OK, I’ll say it. TV needs more “Men”
So “Men of a Certain Age” got canned, which is sad, but not for the reason most people think. Is it Was it a viable contender for “best show you’re not watching on TV,” (and since “Friday Night Lights” has retired, that title is up for grabs)? Indeed.
Did it deserve another shot because of poor marketing and bungled scheduling. Yes.
Was it a well acted, written and directed drama on a cable network still looking to create an identity for itself with scripted shows? Sure.
Was it a chance to see a new side of Ray Ramano and a reminder of all the things we love about Andre Braugher, and – yes, yes! – Scott Bakula? Absolutely.
But none of this has anything to do with why I think it was awful to see “Men of a Certain Age” go away. I’ll miss it because it was one of the few shows on TV today to offer up compelling and, more importantly, relatable characters. To put it plainly: Ray Ramano and Mike Royce made a great show about what its like to be a guy, and TV could use more of that.
Which sounds all kinds of stupid when you look at a TV schedule that is littered with men. But none of those shows has the charm, mood and patience that made “Men of a Certain Age” a great drama and standout example of the kind of nuance (more on this in a second) that TV needs more of.
This may not seem important in itself. Because who the hell would want to watch realistic portraits of life on TV? It’s supposed to be an escape, if even a limited one, so who would want to see a show about about the exploits of 50-year-old guys going through divorce, suffering through a crisis of purpose or getting colonoscopies? This non-child/divorce/colonoscopy-having 31 year-old. Which says something.
I’ve got little in common with 50-something guys other than a bad back and faint, but not urgent, desire to go to the gym more. And “Men of a Certain Age” still resonated. This was a show about the sometimes (OK, oftentimes) unsexy and downright depressing aspects of hitting the midlife marker. Stories about trying to survive divorce and decode life as a single parent or coming to grips with the burden of running a car dealership are not instantly relatable to everyone. But then again I don’t know shit about space travel or being a PI, but I’ve been known to be entertained by those things on TV.
What “Men of a Certain Age” had was uncomfortable, yet comfortable characters, fleshy and flawed, with stories that mined the boring experiences of life in the way any good TV drama exploits a premise, working through tension by finding unexpected truth with just enough laughs.
But it also gave us some healthy nuance in what it looks like to be a guy on TV. Look, there are plenty of tough cops, playboys, cranky geniuses, slackers and schlubby husbands to keep the networks happy for years. And frankly, there’s nothing wrong with that. TV needs guys in the mold of Barney Stinson, Jack Donaughy or Dr. House. But it also needs the likes of Coach Taylor, Louie CK, the lads on “The Inbetweeners” and the trio on “Men of a Certain Age.” All of these are guys I can recognize, who I’m instantly drawn in by and can get the type of loyalty showrunners and executives love, even if sometimes it doesn’t easily translate into ratings.

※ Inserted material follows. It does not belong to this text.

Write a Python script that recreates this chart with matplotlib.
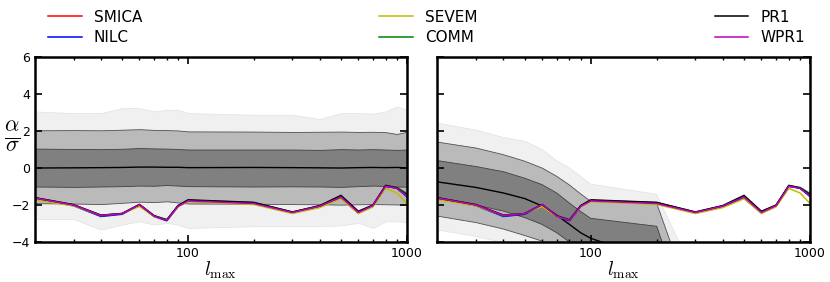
import matplotlib
matplotlib.use('Agg')
import matplotlib.pyplot as plt
from matplotlib.ticker import LogLocator, NullFormatter, FixedLocator, FuncFormatter

# l_max sampling
lmax = [20, 30, 40, 50, 60, 70, 80, 90, 100, 200, 300, 400, 500, 600, 700, 800, 900, 1000]

# alpha/sigma for each map
smica = [-1.63, -2.0, -2.55, -2.47, -1.98, -2.6, -2.83, -2.07, -1.78, -1.92, -2.4, -2.06, -1.57, -2.4, -2.03, -0.97, -1.1, -1.5]
nilc = [-1.64, -2.04, -2.62, -2.5, -1.99, -2.62, -2.85, -2.08, -1.79, -1.93, -2.42, -2.1, -1.62, -2.42, -2.05, -1.0, -1.08, -1.55]
sevem = [-1.72, -2.05, -2.57, -2.45, -2.08, -2.62, -2.8, -2.1, -1.82, -1.97, -2.46, -2.14, -1.66, -2.46, -2.1, -1.1, -1.35, -1.92]
comm = [-1.62, -2.0, -2.58, -2.47, -1.98, -2.58, -2.78, -2.05, -1.75, -1.87, -2.38, -2.05, -1.55, -2.36, -2.02, -0.95, -1.05, -1.38]
pr1 = [-1.6, -1.98, -2.55, -2.46, -1.97, -2.58, -2.82, -2.03, -1.72, -1.86, -2.38, -2.03, -1.48, -2.34, -2.0, -0.94, -1.08, -1.45]
wpr1 = [-1.62, -2.0, -2.56, -2.47, -1.98, -2.6, -2.83, -2.07, -1.78, -1.92, -2.4, -2.06, -1.57, -2.4, -2.03, -0.98, -1.1, -1.5]

series_names = ['SMICA', 'NILC', 'SEVEM', 'COMM', 'PR1', 'WPR1']
series_vals = [smica, nilc, sevem, comm, pr1, wpr1]
series_cols = ['r', 'b', 'y', 'g', 'k', 'm']

# simulation bands, left panel
l_out_hi = [3.06, 2.97, 2.97, 3.24, 3.24, 3.06, 3.15, 3.15, 2.97, 2.88, 2.88, 2.65, 2.97, 2.97, 2.94, 3.06, 3.33, 3.15]
l_mid_hi = [2.04, 2.05, 2.04, 2.07, 2.1, 2.06, 2.05, 2.03, 1.98, 1.97, 1.95, 1.96, 1.97, 1.95, 1.96, 1.94, 1.84, 1.96]
l_in_hi = [1.05, 1.03, 1.02, 1.04, 1.08, 1.06, 1.05, 1.03, 1.0, 1.0, 1.0, 0.98, 1.02, 1.0, 1.02, 1.0, 0.98, 1.0]
l_mean = [0.0, 0.01, 0.02, 0.03, 0.05, 0.05, 0.04, 0.04, 0.02, 0.03, 0.02, 0.01, 0.0, 0.02, 0.03, 0.02, 0.03, 0.01]
l_in_lo = [-1.0, -1.02, -1.0, -0.98, -0.95, -0.96, -0.92, -0.95, -0.98, -1.0, -0.99, -1.0, -1.02, -0.98, -0.95, -0.97, -1.0, -1.01]
l_mid_lo = [-1.9, -1.92, -1.95, -1.88, -1.82, -1.84, -1.8, -1.86, -1.92, -1.93, -1.95, -1.96, -1.98, -1.96, -1.95, -1.96, -1.97, -1.98]
l_out_lo = [-2.76, -2.76, -3.33, -3.06, -2.88, -3.06, -2.97, -3.06, -3.24, -3.15, -3.15, -3.15, -3.1, -2.97, -3.24, -2.88, -2.88, -2.94]

# simulation bands, right panel
r_out_hi = [2.43, 2.05, 1.65, 1.45, 1.0, 0.4, 0.0, -0.45, -0.87, -1.42, -5.9, -9.0, -11.0, -12.0, -13.0, -14.0, -15.0, -16.0]
r_mid_hi = [1.4, 1.08, 0.72, 0.37, 0.0, -0.45, -0.92, -1.4, -1.8, -1.92, -7.8, -10.5, -12.0, -13.0, -14.0, -15.0, -16.0, -17.0]
r_in_hi = [0.4, 0.08, -0.2, -0.55, -0.9, -1.35, -1.9, -2.35, -2.72, -3.15, -9.3, -11.5, -13.0, -14.0, -15.0, -16.0, -17.0, -18.0]
r_mean = [-0.75, -1.05, -1.35, -1.65, -2.05, -2.55, -3.05, -3.5, -3.8, -5.0, -11.0, -13.0, -14.0, -15.0, -16.0, -17.0, -18.0, -19.0]
r_in_lo = [-1.68, -2.0, -2.33, -2.68, -3.05, -3.5, -4.0, -4.5, -4.9, -6.8, -13.0, -14.5, -15.5, -16.5, -17.5, -18.5, -19.5, -20.5]
r_mid_lo = [-2.6, -2.95, -3.3, -3.65, -3.95, -4.4, -4.9, -5.4, -5.9, -8.0, -15.0, -16.0, -17.0, -18.0, -19.0, -20.0, -21.0, -22.0]
r_out_lo = [-3.35, -3.7, -4.05, -4.4, -4.8, -5.3, -5.8, -6.3, -6.8, -9.0, -16.0, -17.0, -18.0, -19.0, -20.0, -21.0, -22.0, -23.0]

plt.rcParams['mathtext.fontset'] = 'cm'


def panel(ax, out_hi, mid_hi, in_hi, mean, in_lo, mid_lo, out_lo, show_ylabels):
    ax.fill_between(lmax, out_lo, out_hi, facecolor='#f0f0f0', edgecolor='#e2e2e2', lw=0.5)
    ax.fill_between(lmax, mid_lo, mid_hi, facecolor='#bababa', edgecolor='#505050', lw=0.6)
    ax.fill_between(lmax, in_lo, in_hi, facecolor='#808080', edgecolor='#404040', lw=0.6)
    ax.plot(lmax, mean, color='k', lw=1.0)
    lines = []
    for name, vals, col in zip(series_names, series_vals, series_cols):
        ln, = ax.plot(lmax, vals, color=col, lw=1.1, label=name)
        lines.append(ln)
    ax.set_xscale('log')
    ax.set_xlim(20, 1000)
    ax.set_ylim(-4, 6)
    ax.yaxis.set_major_locator(FixedLocator([-4, -2, 0, 2, 4, 6]))
    ax.xaxis.set_major_locator(LogLocator(base=10))
    ax.xaxis.set_minor_locator(LogLocator(base=10, subs=range(2, 10)))
    ax.xaxis.set_minor_formatter(NullFormatter())
    ax.xaxis.set_major_formatter(FuncFormatter(lambda v, p: '%d' % v))
    ax.tick_params(which='both', direction='in', top=True, right=True, labelsize=9)
    ax.tick_params(which='major', length=5, width=1.2)
    ax.tick_params(which='minor', length=2.5, width=1.0)
    for sp in ax.spines.values():
        sp.set_linewidth(1.8)
    ax.set_xlabel(r'$l_{\max}$', fontsize=14, labelpad=0)
    if show_ylabels:
        ax.set_ylabel(r'$\frac{\alpha}{\sigma}$', fontsize=23, rotation=0, va='center', ha='center')
        ax.yaxis.set_label_coords(-0.062, 0.57)
    else:
        ax.tick_params(labelleft=False)
    return lines


fig = plt.figure(figsize=(8.3, 2.82), dpi=100)
ax1 = fig.add_axes([0.0422, 0.1418, 0.448, 0.656])
ax2 = fig.add_axes([0.527, 0.1418, 0.449, 0.656])

lines = panel(ax1, l_out_hi, l_mid_hi, l_in_hi, l_mean, l_in_lo, l_mid_lo, l_out_lo, True)
panel(ax2, r_out_hi, r_mid_hi, r_in_hi, r_mean, r_in_lo, r_mid_lo, r_out_lo, False)

fig.legend(handles=lines, labels=series_names, ncol=3, mode='expand', loc='lower left',
           bbox_to_anchor=(0.058, 0.84, 0.912, 0.16), borderaxespad=0, borderpad=0,
           frameon=False, fontsize=11, handlelength=2.2, labelspacing=0.35)

fig.savefig('out.png', dpi=100)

They’re all part of the same continuum of guyhood that exists in life, and should be reflected in what we watch on TV. If this is sounding familiar it’s because it’s a sub-strand of the “TV needs more diversity” argument, but instead of lobbying for more women, gays or brown people, it’s a case for different kinds of guys. Which, again, sounds silly, but I think is valid. Because in the service of telling stories, new, unique (and hopefully entertaining) stories, guys, as it turns out, can be plenty complicated if you look through the fantasized and bastardized archetypes. “Men of a Certain Age” was small, difficult and (on paper) boring, and in the end that may be what killed it. But sometimes small, difficult and boring is where the kind of winning stories TV needs can be found.